Pomodorini del Piennolo, alici di Cetara, basilico fritto, olive e capperi disidratati: Pepe è riuscito ad esprimere al massimo la forza della pizza napoletana, con una marinara.
Alici di scoglio in incontro tra saor e carpione, Enrico Bartolini
All’appello non poteva mancare Enrico Bartolini, premiatissimo in questo 2019 morente, nonché chef più stellato d’Italia. Ecco, questo è un piatto capace di riassumere il modo in cui lavora lo chef: le “Alici di scoglio” sono state sottoposte, negli anni, a una continua rivisitazione, un ossessivo, inesorabile lavorìo che ha condotto i sapori buoni e un po’ cafoni del saor alla perfezione.
Maki òs büüs, Wicky Priyan
Riso giallo allo zafferano, polpa di granchio, tempura di verdure, olio di scampi, ossobuco alla milanese, chips di Parmigiano Reggiano e patata viola. L’esempio più alto del fusion nostrano è quello del Wicky’s di Milano, l’ingiustamente mai stellato di Wicky Pryan: il maki di ossobuco è un piatto studiato per Expo 2015 capace di farci rivalutare Expo 2015.

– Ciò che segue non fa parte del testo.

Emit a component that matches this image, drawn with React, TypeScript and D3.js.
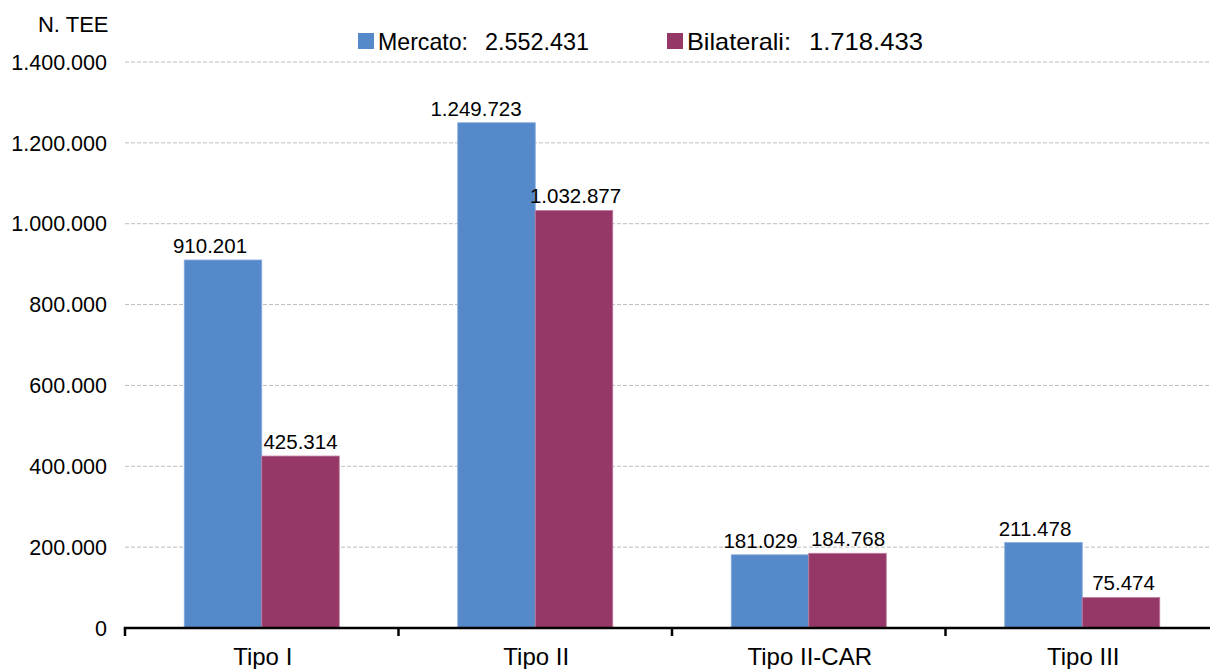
import React from "react";
import * as d3 from "d3";

// Titoli di efficienza energetica (TEE) per tipologia
const categories = ["Tipo I", "Tipo II", "Tipo II-CAR", "Tipo III"];
const seriesNames = ["Mercato", "Bilaterali"];
const seriesTotals = ["2.552.431", "1.718.433"];
const mercato = [910201, 1249723, 181029, 211478];
const bilaterali = [425314, 1032877, 184768, 75474];
const yTicks = [0, 200000, 400000, 600000, 800000, 1000000, 1200000, 1400000];

const colors = ["#5589c9", "#953867"];
const edgeColors = ["#86aadb", "#c07a9c"];

// horizontal nudges of the value labels (px), per series and category
const labelShift = [
  [-13, -20.5, -9.5, -8.5],
  [0, 1.5, 0.5, 2.5],
];

const W = 1210;
const H = 669;
const left = 125;
const bandW = 273.5;
const yBottom = 628;
const yTop = 62;

const fmt = (v: number) => {
  const s = Math.round(v).toString();
  return s.replace(/\B(?=(\d{3})+(?!\d))/g, ".");
};

export default function App() {
  const font = "'Liberation Sans', Arial, sans-serif";
  const x = d3
    .scaleBand<string>()
    .domain(categories)
    .range([left, left + bandW * categories.length])
    .paddingInner(0)
    .paddingOuter(0);
  // each group of two bars spans 155px centred in its band
  const groupW = 155;
  const barW = groupW / 2;
  const groupOffset = (x.bandwidth() - groupW) / 2;
  const y = d3.scaleLinear().domain([0, 1400000]).range([yBottom, yTop]);
  const series = [mercato, bilaterali];

  const legendSquare = [358, 667];
  const legendNameW = [90, 104];
  const legendTotalX = [485, 809];
  const legendTotalW = [104, 114];

  return (
    <svg
      width={W}
      height={H}
      style={{ position: "absolute", left: 0, top: 0, background: "#fff" }}
      fontFamily={font}
    >
      <rect x={0} y={0} width={W} height={H} fill="#fff" />
      {/* grid */}
      {yTicks
        .filter((t) => t > 0)
        .map((t) => (
          <line
            key={"g" + t}
            x1={left}
            x2={W}
            y1={y(t)}
            y2={y(t)}
            stroke="#bdbdbd"
            strokeWidth={1}
            strokeDasharray="4,2"
          />
        ))}
      {/* y tick labels */}
      {yTicks.map((t) => (
        <text
          key={"t" + t}
          x={107}
          y={y(t)}
          dy="0.36em"
          textAnchor="end"
          fontSize={21.5}
          fill="#000"
        >
          {fmt(t)}
        </text>
      ))}
      <text x={108.5} y={32} textAnchor="end" fontSize={22} fill="#000">
        N. TEE
      </text>
      {/* bars */}
      {categories.map((c, i) => (
        <g key={c}>
          {series.map((s, k) => {
            const bx = (x(c) as number) + groupOffset + k * barW;
            return (
              <g key={k}>
                <rect
                  x={bx}
                  y={y(s[i])}
                  width={barW}
                  height={yBottom - y(s[i])}
                  fill={colors[k]}
                  stroke={edgeColors[k]}
                  strokeWidth={0.8}
                />
                <text
                  x={bx + barW / 2 + labelShift[k][i]}
                  y={y(s[i]) - 7}
                  textAnchor="middle"
                  fontSize={20.5}
                  fill="#000"
                >
                  {fmt(s[i])}
                </text>
              </g>
            );
          })}
          <text
            x={(x(c) as number) + x.bandwidth() / 2 + 1}
            y={665}
            textAnchor="middle"
            fontSize={24}
            fill="#000"
          >
            {c}
          </text>
        </g>
      ))}
      {/* x axis */}
      <line x1={left - 1.25} x2={W} y1={yBottom} y2={yBottom} stroke="#000" strokeWidth={2.5} />
      {d3.range(categories.length + 1).map((j) => (
        <line
          key={"k" + j}
          x1={left + j * bandW}
          x2={left + j * bandW}
          y1={yBottom}
          y2={yBottom + 8}
          stroke="#000"
          strokeWidth={2.5}
        />
      ))}
      {/* legend */}
      {seriesNames.map((n, k) => {
        const lx = legendSquare[k];
        return (
          <g key={n}>
            <rect x={lx} y={33} width={16} height={16} fill={colors[k]} />
            <text
              x={lx + 20}
              y={50}
              fontSize={24}
              fill="#000"
              textLength={legendNameW[k]}
              lengthAdjust="spacingAndGlyphs"
            >
              {`${n}:`}
            </text>
            <text
              x={legendTotalX[k]}
              y={50}
              fontSize={24}
              fill="#000"
              textLength={legendTotalW[k]}
              lengthAdjust="spacingAndGlyphs"
            >
              {seriesTotals[k]}
            </text>
          </g>
        );
      })}
    </svg>
  );
}
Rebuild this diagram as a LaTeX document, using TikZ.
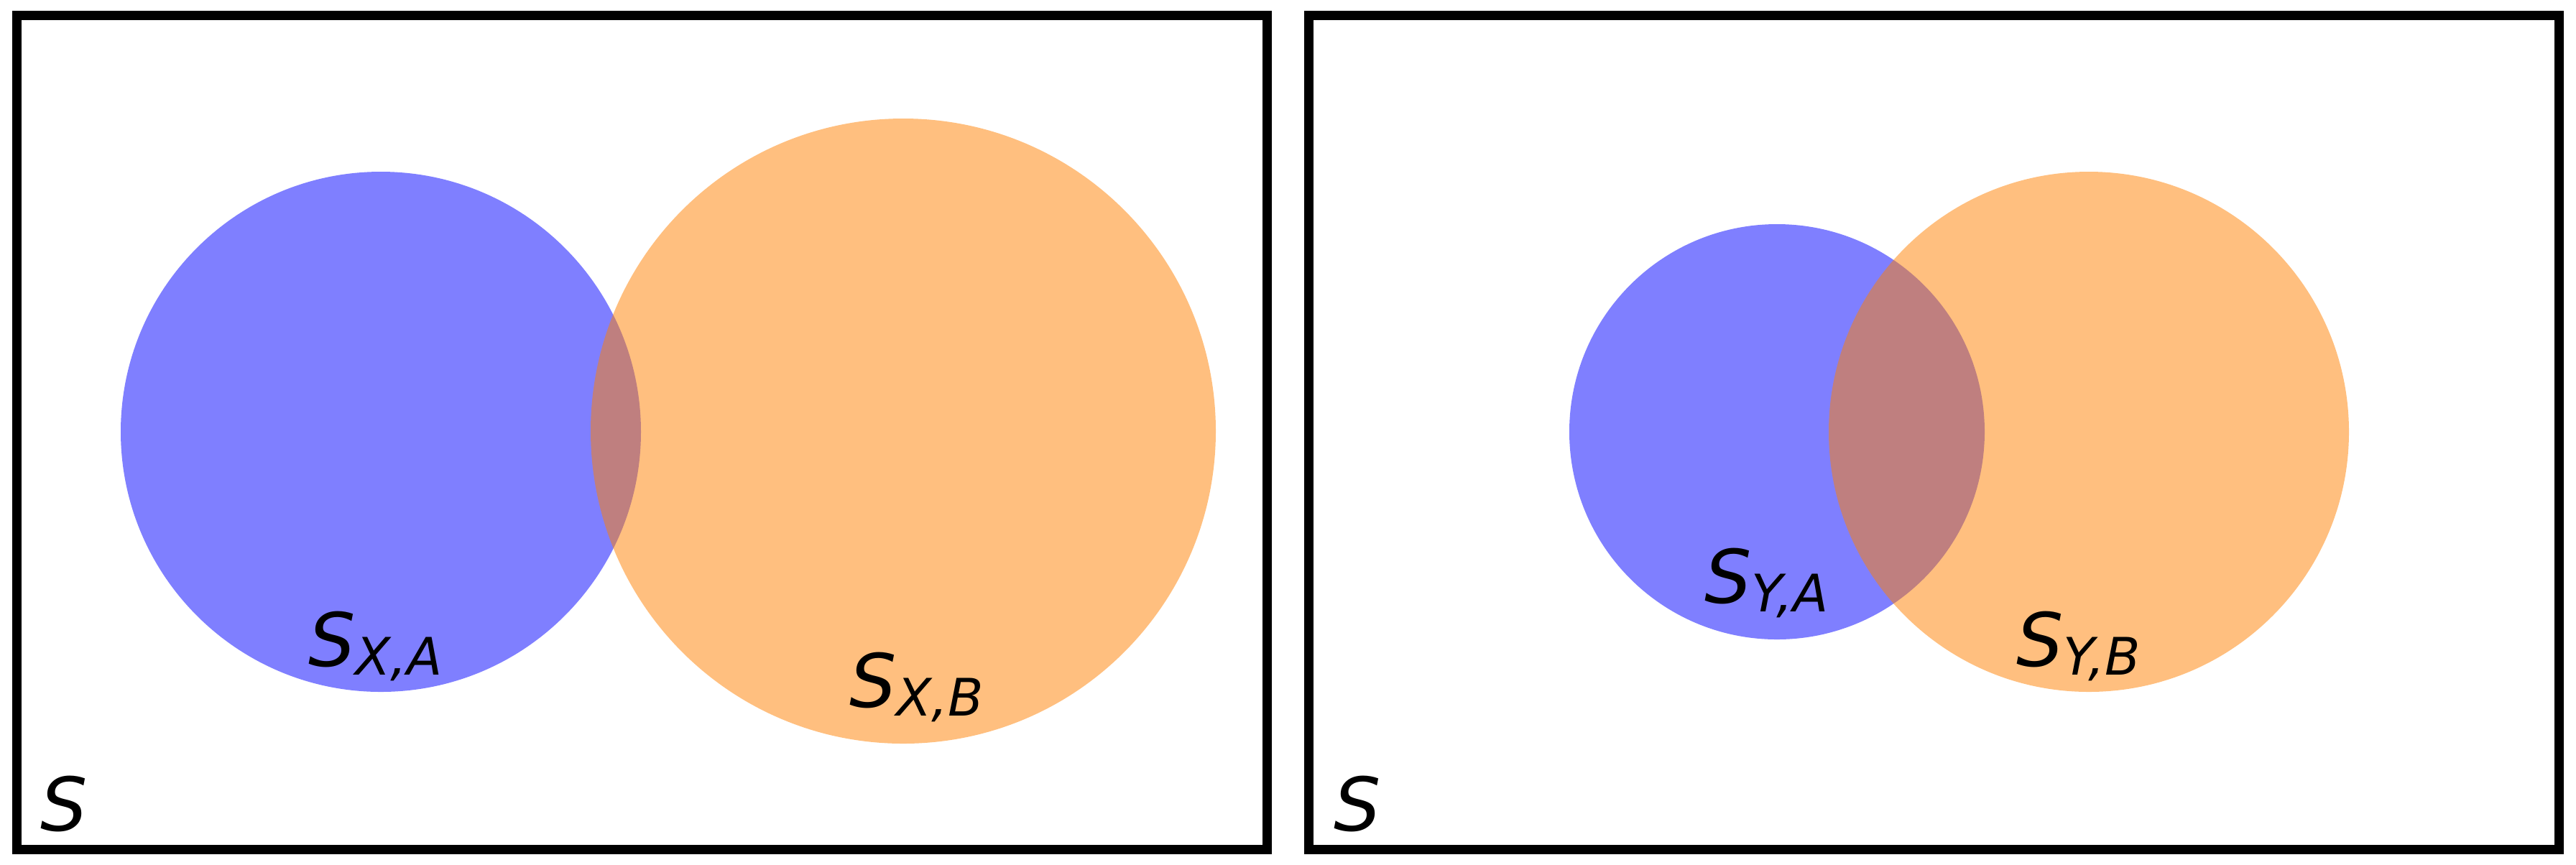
\documentclass[tikz,border=0pt]{standalone}
\usepackage{fontspec}
\setmainfont{DejaVu Sans}
\definecolor{setA}{RGB}{0,0,255}
\definecolor{setB}{RGB}{255,128,0}
\newcommand\subtxt[1]{\raisebox{-2.4pt}{\fontsize{14.4}{15}\selectfont #1}}
\begin{document}
\begin{tikzpicture}[x=0.2pt,y=-0.2pt,
  frame/.style={draw=black,line width=2.6pt},
  setAfill/.style={fill=setA,fill opacity=0.5},
  setBfill/.style={fill=setB,fill opacity=0.5},
  lbl/.style={anchor=base west,inner sep=0pt,font=\fontsize{20.6}{21}\selectfont\itshape}]
\useasboundingbox (0,0) rectangle (3585,1203);
% left panel
\fill[setAfill] (530,601) circle [radius=362];
\fill[setBfill] (1257,600) circle [radius=435];
\draw[frame] (23.5,21.5) rectangle (1763.5,1182);
\node[lbl] (sxa) at (428,927) {S\subtxt{X,A}};
\node[lbl] (sxb) at (1181,984) {S\subtxt{X,B}};
\node[lbl] (s1) at (55,1156) {S};
% right panel
\fill[setAfill] (2473,601) circle [radius=289];
\fill[setBfill] (2907,601) circle [radius=362];
\draw[frame] (1821.5,21.5) rectangle (3561,1182);
\node[lbl] (sya) at (2371,839) {S\subtxt{Y,A}};
\node[lbl] (syb) at (2805,927) {S\subtxt{Y,B}};
\node[lbl] (s2) at (1855,1156) {S};
\end{tikzpicture}
\end{document}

Quadro di alici, Pino Cuttaia
Acciughe trattate con acqua di mare e ghiaccio, alternate al carbone del nero di seppia, cornice di maionese ottenuta lavorando la bottarga di tonno. Domina la cipolla, che ricorda (vuole ricordarlo? Chissenefrega, qui ne siamo convinti) gli anelli delle bottiglie di plastica che inquinano i nostri mari. Che il “Quadro di alici” sia un invito a riflettere sull’inquinamento è chiaro: l’unicità sta nella riuscita dell’intenzione, laddove il piatto esprime al meglio il concetto e riesce, al contempo, ad essere equilibrato, bello e significativo, nonostante faccia pensare, sostanzialmente, a una discarica marina. La Madia, Licata.